Los diez mandamientos Rosario de Acuña
Joven aunque sobradamente preparada, la madrileña Rosario de Acuña, hija de uno de esos linajes de rancio abolengo que podemos rastrear varias generaciones, publicó sus primeros artículos en prensa y obras de teatro a los veintipocos años. Sus títulos más famosos, Rienzi el Tribuno y El padre Juan, son, aun así, bastante desconocidos para el gran público, lo que confirma que el pasado literario lleva siempre consigo el germen de la derrota. Porque, ¡ay!, en su día, y hablamos del último cuarto del siglo XIX, estos dramas estuvieron en boca y furor de todos, hasta el punto de que, tras el estreno del segundo, el teatro donde se representaba, que había sido alquilado por la misma autora, fue clausurado. Hay que reconocer que Acuña no dejaba indiferente a nadie. Librepensadora y republicana, puso su firma, en alguna ocasión con pseudónimo, al servicio del arte y de los mandatos de su tiempo, que, en ciertos casos, siguen siendo los mismos. Tenía graves problemas de visión, pero nunca padeció ceguera moral. Denunció la desigualdad de la mujer y demandó la separación de la Iglesia y el Estado –la polémica de El padre Juan vino por su anticlericalismo–, lo que le granjeó la simpatía de los progresistas y el desdén de los conservadores. Casada con un teniente de infantería, ¡osó abandonarlo por las constantes infidelidades de este!

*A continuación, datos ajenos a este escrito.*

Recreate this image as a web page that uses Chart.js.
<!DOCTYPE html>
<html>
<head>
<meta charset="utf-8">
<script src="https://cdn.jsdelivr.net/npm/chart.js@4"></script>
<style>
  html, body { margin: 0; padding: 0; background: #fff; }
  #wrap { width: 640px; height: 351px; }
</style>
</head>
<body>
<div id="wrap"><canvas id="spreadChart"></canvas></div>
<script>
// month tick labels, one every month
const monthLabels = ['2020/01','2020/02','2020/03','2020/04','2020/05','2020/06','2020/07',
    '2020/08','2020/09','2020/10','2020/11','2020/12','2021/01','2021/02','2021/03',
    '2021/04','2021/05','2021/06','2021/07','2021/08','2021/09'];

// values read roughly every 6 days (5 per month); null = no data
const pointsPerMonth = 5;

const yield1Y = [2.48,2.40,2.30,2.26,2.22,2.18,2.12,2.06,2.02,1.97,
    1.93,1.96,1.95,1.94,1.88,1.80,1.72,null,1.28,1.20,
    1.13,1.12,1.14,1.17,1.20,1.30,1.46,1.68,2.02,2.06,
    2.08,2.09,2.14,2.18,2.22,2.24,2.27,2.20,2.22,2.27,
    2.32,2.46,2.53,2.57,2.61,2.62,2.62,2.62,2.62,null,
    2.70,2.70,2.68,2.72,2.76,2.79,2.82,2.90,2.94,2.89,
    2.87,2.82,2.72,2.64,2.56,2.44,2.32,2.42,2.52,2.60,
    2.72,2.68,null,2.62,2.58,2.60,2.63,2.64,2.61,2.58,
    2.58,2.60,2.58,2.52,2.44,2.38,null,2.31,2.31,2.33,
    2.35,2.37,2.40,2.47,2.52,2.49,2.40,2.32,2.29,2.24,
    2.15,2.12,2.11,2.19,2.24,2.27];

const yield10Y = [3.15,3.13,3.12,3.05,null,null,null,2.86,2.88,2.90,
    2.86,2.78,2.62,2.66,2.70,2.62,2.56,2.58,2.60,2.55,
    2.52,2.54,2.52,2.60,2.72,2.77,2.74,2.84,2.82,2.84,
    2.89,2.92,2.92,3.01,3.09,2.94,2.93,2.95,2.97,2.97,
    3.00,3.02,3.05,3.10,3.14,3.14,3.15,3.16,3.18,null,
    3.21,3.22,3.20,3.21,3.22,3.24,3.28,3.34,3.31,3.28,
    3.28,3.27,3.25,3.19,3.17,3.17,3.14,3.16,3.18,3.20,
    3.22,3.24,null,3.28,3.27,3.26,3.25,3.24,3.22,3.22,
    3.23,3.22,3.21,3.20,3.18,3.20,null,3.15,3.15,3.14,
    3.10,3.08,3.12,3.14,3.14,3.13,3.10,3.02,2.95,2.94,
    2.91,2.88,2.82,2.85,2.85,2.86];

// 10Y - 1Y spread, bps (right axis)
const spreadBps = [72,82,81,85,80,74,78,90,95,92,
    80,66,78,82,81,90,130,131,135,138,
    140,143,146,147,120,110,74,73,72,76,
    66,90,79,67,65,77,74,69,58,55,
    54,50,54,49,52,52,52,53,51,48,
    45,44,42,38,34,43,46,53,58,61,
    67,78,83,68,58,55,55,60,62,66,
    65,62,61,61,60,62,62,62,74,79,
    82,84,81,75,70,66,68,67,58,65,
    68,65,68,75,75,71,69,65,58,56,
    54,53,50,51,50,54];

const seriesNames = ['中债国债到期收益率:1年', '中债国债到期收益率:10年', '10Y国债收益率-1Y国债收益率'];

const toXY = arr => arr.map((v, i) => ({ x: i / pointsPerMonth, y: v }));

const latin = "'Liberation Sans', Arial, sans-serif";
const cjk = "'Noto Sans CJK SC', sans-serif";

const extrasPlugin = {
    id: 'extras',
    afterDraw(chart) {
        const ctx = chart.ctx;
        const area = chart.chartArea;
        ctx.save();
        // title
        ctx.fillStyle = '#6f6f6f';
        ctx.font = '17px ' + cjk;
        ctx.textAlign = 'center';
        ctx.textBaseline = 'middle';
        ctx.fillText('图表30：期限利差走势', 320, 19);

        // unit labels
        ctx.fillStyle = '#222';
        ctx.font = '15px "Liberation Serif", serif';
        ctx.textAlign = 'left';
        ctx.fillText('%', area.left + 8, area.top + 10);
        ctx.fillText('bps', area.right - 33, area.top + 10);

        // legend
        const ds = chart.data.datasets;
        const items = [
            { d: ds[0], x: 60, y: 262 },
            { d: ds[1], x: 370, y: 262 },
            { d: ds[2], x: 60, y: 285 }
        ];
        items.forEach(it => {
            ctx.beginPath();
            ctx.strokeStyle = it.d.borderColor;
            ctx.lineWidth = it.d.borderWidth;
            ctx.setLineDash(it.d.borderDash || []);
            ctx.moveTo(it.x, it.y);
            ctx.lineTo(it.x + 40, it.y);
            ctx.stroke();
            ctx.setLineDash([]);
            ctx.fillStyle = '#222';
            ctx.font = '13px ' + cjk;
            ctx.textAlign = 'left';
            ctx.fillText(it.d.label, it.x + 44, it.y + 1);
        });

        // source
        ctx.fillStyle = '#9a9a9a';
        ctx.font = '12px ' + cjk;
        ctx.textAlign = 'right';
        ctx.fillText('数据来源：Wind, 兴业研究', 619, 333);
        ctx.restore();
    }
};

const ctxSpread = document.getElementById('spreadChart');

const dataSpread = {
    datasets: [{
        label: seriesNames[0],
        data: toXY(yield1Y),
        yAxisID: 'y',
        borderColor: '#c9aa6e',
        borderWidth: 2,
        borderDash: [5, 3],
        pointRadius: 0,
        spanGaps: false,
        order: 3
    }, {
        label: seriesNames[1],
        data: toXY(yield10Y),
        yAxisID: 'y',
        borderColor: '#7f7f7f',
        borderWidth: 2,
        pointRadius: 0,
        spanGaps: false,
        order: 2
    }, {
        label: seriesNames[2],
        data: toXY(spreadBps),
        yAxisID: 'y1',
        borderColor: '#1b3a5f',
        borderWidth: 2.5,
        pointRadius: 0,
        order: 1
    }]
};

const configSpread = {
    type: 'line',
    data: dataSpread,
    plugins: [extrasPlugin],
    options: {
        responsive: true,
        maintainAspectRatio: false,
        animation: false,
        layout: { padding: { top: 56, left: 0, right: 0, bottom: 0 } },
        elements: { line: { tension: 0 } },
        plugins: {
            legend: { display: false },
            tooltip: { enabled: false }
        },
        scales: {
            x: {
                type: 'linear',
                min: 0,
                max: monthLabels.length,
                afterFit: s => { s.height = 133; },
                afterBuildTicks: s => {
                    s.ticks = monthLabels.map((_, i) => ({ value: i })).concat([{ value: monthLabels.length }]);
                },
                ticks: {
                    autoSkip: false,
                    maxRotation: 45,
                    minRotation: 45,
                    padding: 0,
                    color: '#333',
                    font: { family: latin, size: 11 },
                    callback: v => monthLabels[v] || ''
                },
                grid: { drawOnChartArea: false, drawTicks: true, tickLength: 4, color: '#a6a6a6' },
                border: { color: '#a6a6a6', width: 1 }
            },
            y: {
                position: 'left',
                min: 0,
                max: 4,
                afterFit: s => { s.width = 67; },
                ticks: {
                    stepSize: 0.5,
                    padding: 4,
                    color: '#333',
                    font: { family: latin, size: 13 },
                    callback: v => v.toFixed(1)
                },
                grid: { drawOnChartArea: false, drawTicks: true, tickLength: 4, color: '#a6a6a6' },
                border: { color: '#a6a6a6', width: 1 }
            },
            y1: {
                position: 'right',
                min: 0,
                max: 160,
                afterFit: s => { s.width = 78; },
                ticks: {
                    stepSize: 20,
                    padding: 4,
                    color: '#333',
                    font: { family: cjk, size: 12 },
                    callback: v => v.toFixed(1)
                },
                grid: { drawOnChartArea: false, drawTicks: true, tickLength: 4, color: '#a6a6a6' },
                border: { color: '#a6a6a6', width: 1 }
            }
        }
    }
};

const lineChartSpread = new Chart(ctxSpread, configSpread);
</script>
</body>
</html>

A lo largo de sus 72 años de vida, Rosario de Acuña, pionera del feminismo –fue la primera mujer que ocupó la tribuna de oradores del Ateneo–, amante sincera de la Naturaleza y exiliada por un artículo muy controvertido, ¡otro más!, y francamente irónico sobre la falta de respeto de unos estudiantes de la Universidad Central, escribió de todo –teatro, artículos de prensa, ensayos, obras didácticas y poesías– y vivió de todo. Pasó sus últimos años en Gijón, en una casa llamada La Providencia situada sobre un acantilado. Que sí, que puede y debe verse./A.F.D.
La mujer puede y debe pensar; ningún límite impuso la naturaleza a sus facultades racionales.
Amé y odié, pero jamás ha dado asilo el alma a la pasión que ciega.
Salud ¡oh pueblo! El poder de la vida en ti reside.
¡Justicia es lo que necesitamos, no galantería!
El catolicismo es la esclavitud, el rebajamiento y la humillación para la mujer.
¡Para ser madre de hombres o mujeres no humanos mejor es entregar al pudridero de la tierra el raudal de nuestras fecundidades!
La vida del periodista es la vorágine monstruosa, dispuesta siempre a tragar al incauto o al débil.
Ruedan los años sobre la ancha esfera, y en el último trance de la muerte, aún nos dice tu voz ¡espera!, ¡espera!
La caridad es la única virtud que puede transformar la tierra en morada de ángeles.
¡Quién sabe si el Quijote de Cervantes fue una sonrisa amarga de tristeza al ver rendida su genial cabeza entre tantas de imbéciles triunfantes!